13 December 2005

Liberia: Is Community Forestry Practicable in Liberia?

In an effort to include the respective communities in the governance and management of forest resources for commercial and non-commercial purposes, in spite of the incoming ruling party's (Unity Party) platform, an international workshop on Community Forestry aimed at sharing vision and action frame for community forestry in Liberia is taking place in Monrovia.

The Unity Party's platform states, "The Unity Party (UP) welcomes the results of the forestry review exercise recently undertaken. We will take the necessary steps and actions to ensure that the key recommendations are implemented for the benefit of all Liberians. We will ensure the sustainable management of forest resources, including a national reforestation program. A Unity Party led government will protect investors' rights while ensuring that resources generated from the forest are efficiently managed and targeted towards expanding education in the country and improving the living conditions of the Liberian people." The Forestry Review Committee's recommendations, though endorsed by the international community and UP, are yet to be approved by the National Transitional Government of Liberia (NTGL). Report says the transitional government through the Minister of Justice is contemplating on forwarding the committee's report to the Supreme Court.

While the Environmental Desk (EnDe) welcomes the UP platform declaration on the natural resource management as positive, EnDe thinks the development of a Community Forestry policy document aimed at including rural people in the management of the nation's rich forest resources is imperative. In the absence of a well-defined and workable framework for Community Forestry now, the incoming government might not address the question of subsistence, livelihood improvement and poverty reduction, social, cultural and religious significance from timber and non-timber product production, wildlife management, the conservation of biodiversity and maintaining the quality of the environment in a short period of time.

The Community Forestry is one aspect of the New Forestry Law of Liberia. The other two for which policy or framework has been developed are, commercial forestry and conservation. Therefore, to strike a balance between commercial forestry and conservation, greater attention need to be given to the ongoing workshop on community forestry in Liberia. A community forestry policy/framework that addresses the issue of land tenure, accountability and transparency will not enhance socio-economic development in the country, but equally see the lifting of the United Nations Security Council's timber sanction on Liberia in the first 100 days of the Ellen Johnson-Sirleaf led-administration.

The idea of community forestry, although strange, would be workable in Liberia only if we are prepared to literally kick inequities out of natural resource management.

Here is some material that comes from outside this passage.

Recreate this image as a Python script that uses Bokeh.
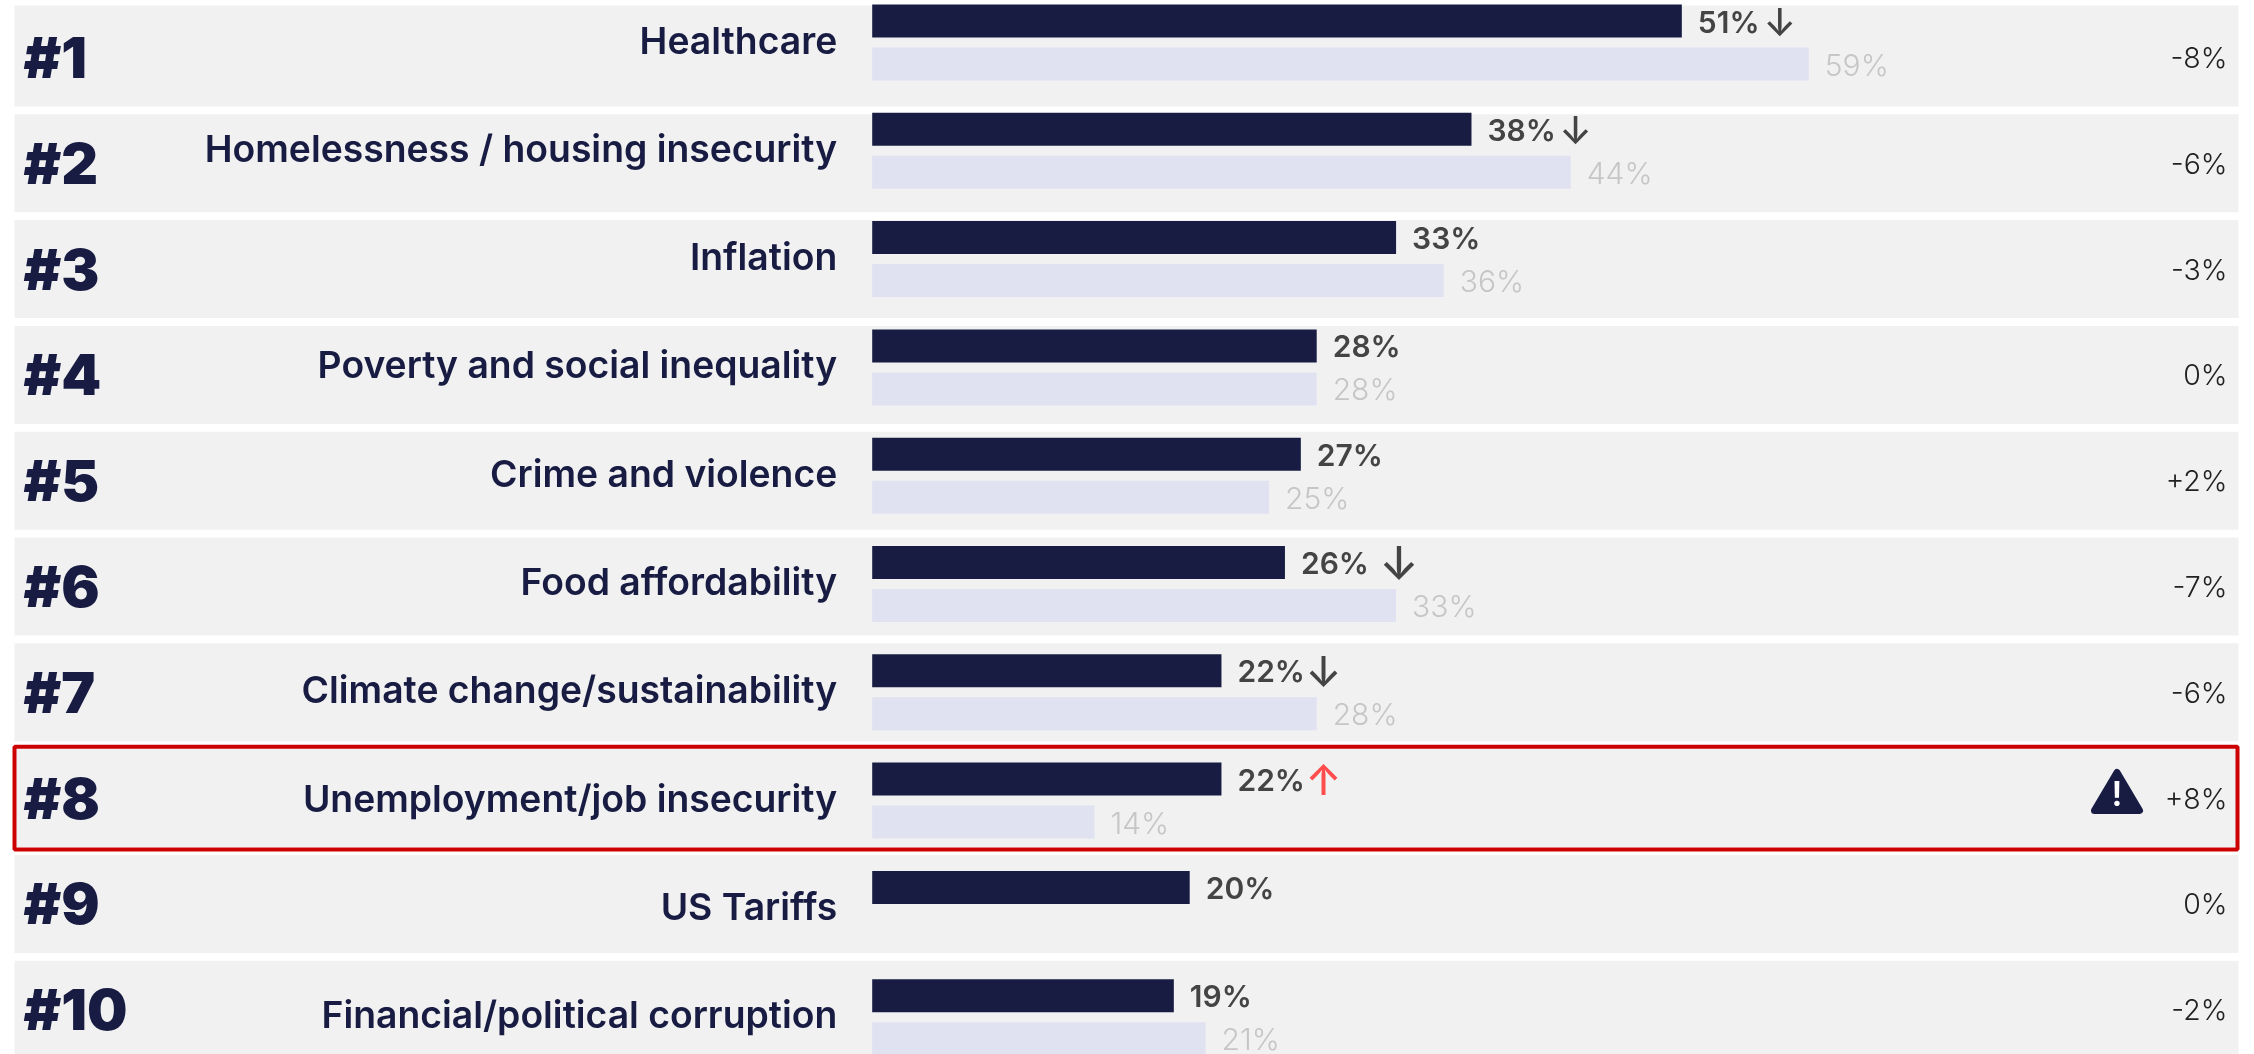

Dr. Wilbur G. Thomas, Director of the United States Agency for International Development (USAID) said, "We must literally kick inequities out of natural resource management. As we all know, one of the central dilemma's throughout Liberia's history has been that Liberia's rich natural resources only benefited a small number of people." According to the USAID boss, Rural Liberians with their needs and aspirations have been neglected for too long, adding, "USAID supports community forestry development because we believe it provides an entry point for all of us to address these fundamental inequities that exit in the Liberian society." Dr. Thomas told the participants that the concept of community forestry really means giving all stakeholders a chance to exercise stewardship. "My bible tells me that good stewards are godly. It tells me that everything belongs to God and not individuals. In this regard, all natural gifts that we find on earth must be protected and used judiciously for all," he noted.

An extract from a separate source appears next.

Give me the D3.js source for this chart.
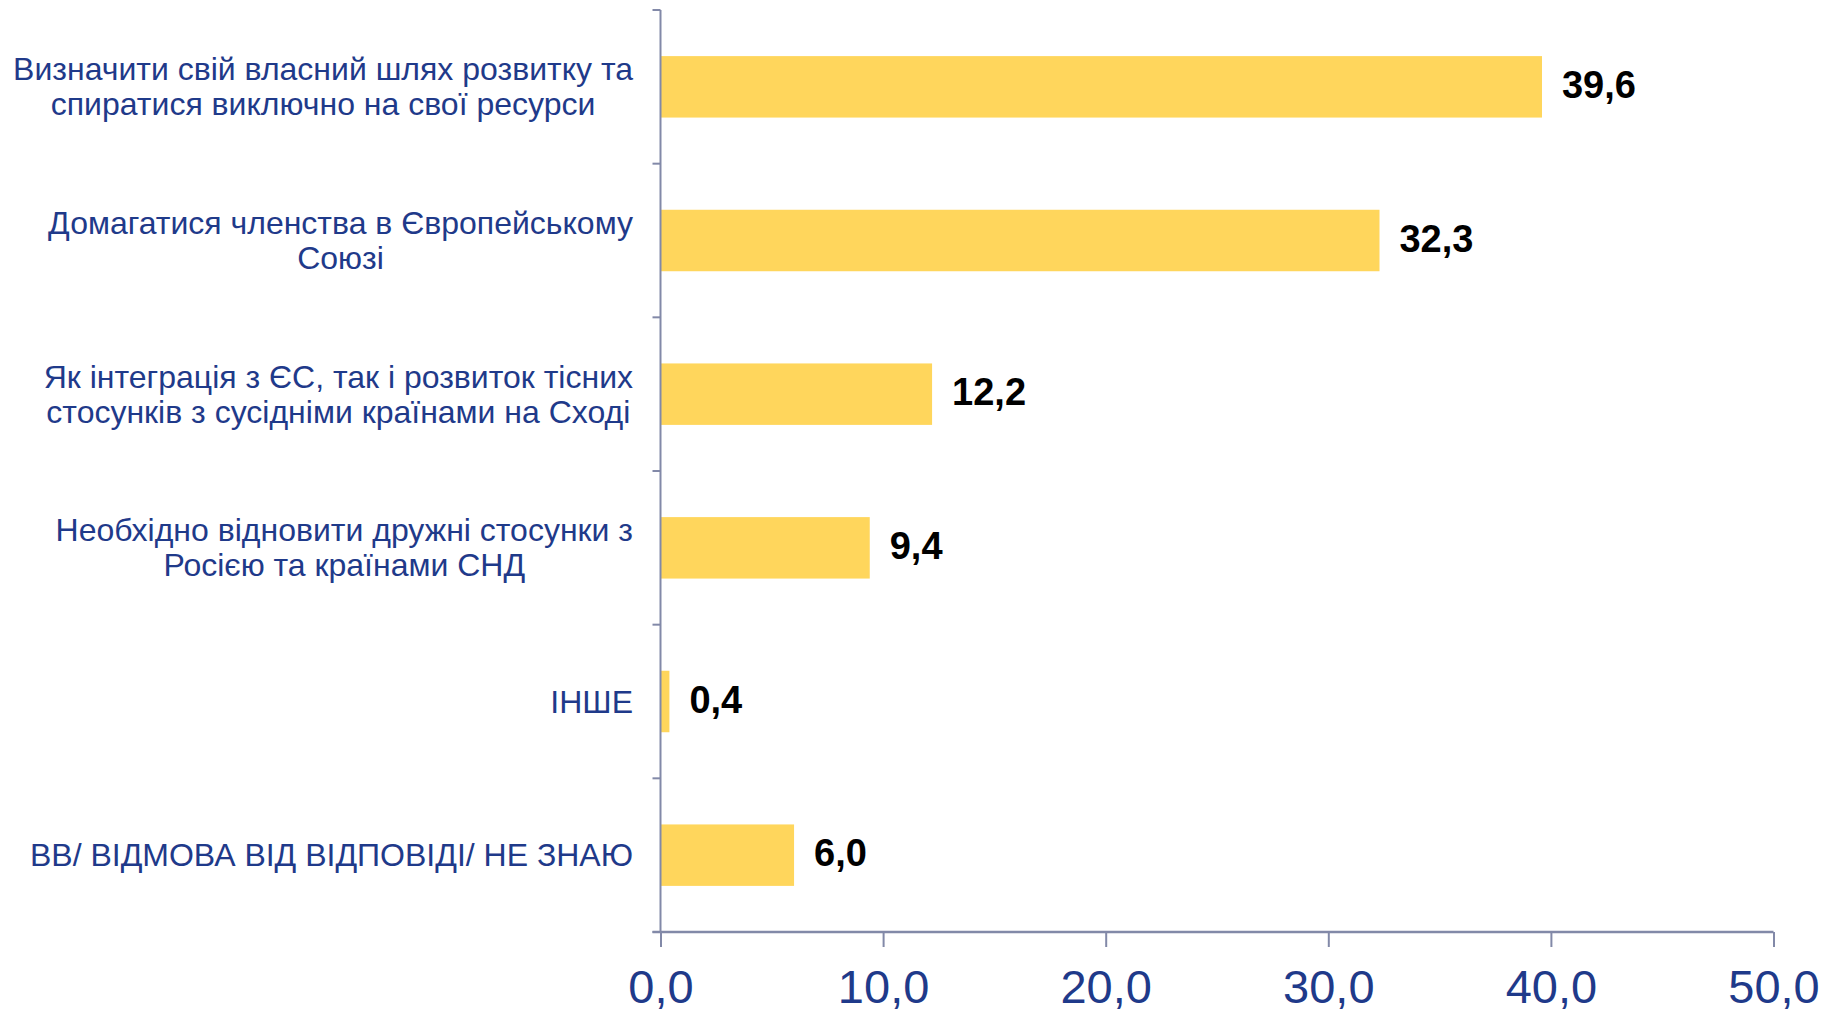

Giving an overview of the workshop which seeks to share vision and action frame for community forestry in Liberia, the In-Country Coordinator of Liberia Forest Initiative (LFI), Mr. John Woods observed that generally, communities have claims to land but they do not own it.

Mr. Woods, former Managing Director of the Forestry Development Authority (FDA), said if community forestry is to be established in Liberia, the participants must review the land tenure system and recommend how forestland ownership can be conferred on to communities.

He challenged the workshop to also consider capacity-building facilities for communities to build up socio-capital and skills to control and manage their own forests. According to Mr. Woods, this will curtail the uncontrolled access to forest resources, which has led to the lost of an estimated average of one to two percent of the forest every year.

"Similarly, an estimated US$60m dollars is traded in bush meat each year without taxes or fees," he iterated.

Declaring the workshop officially open, FDA Managing Director D. Eugene Wilson, challenged the participants to discuss with an open mind in the Liberian context, adding, "Develop meaningful policy that would benefit the Liberian people." UNMIL Environment and Natural Resources Advisor, Dr. Webby C. Bwanali, observed that Liberia lacks a holistic national land use policy and that commercial forestry over the years took precedence over both conservation and community forestry. Dr. Bwanali called upon the participants to develop a land tenure policy and ensure that the community forestry framework to be developed will promote public participation in decision-making and management of natural resources.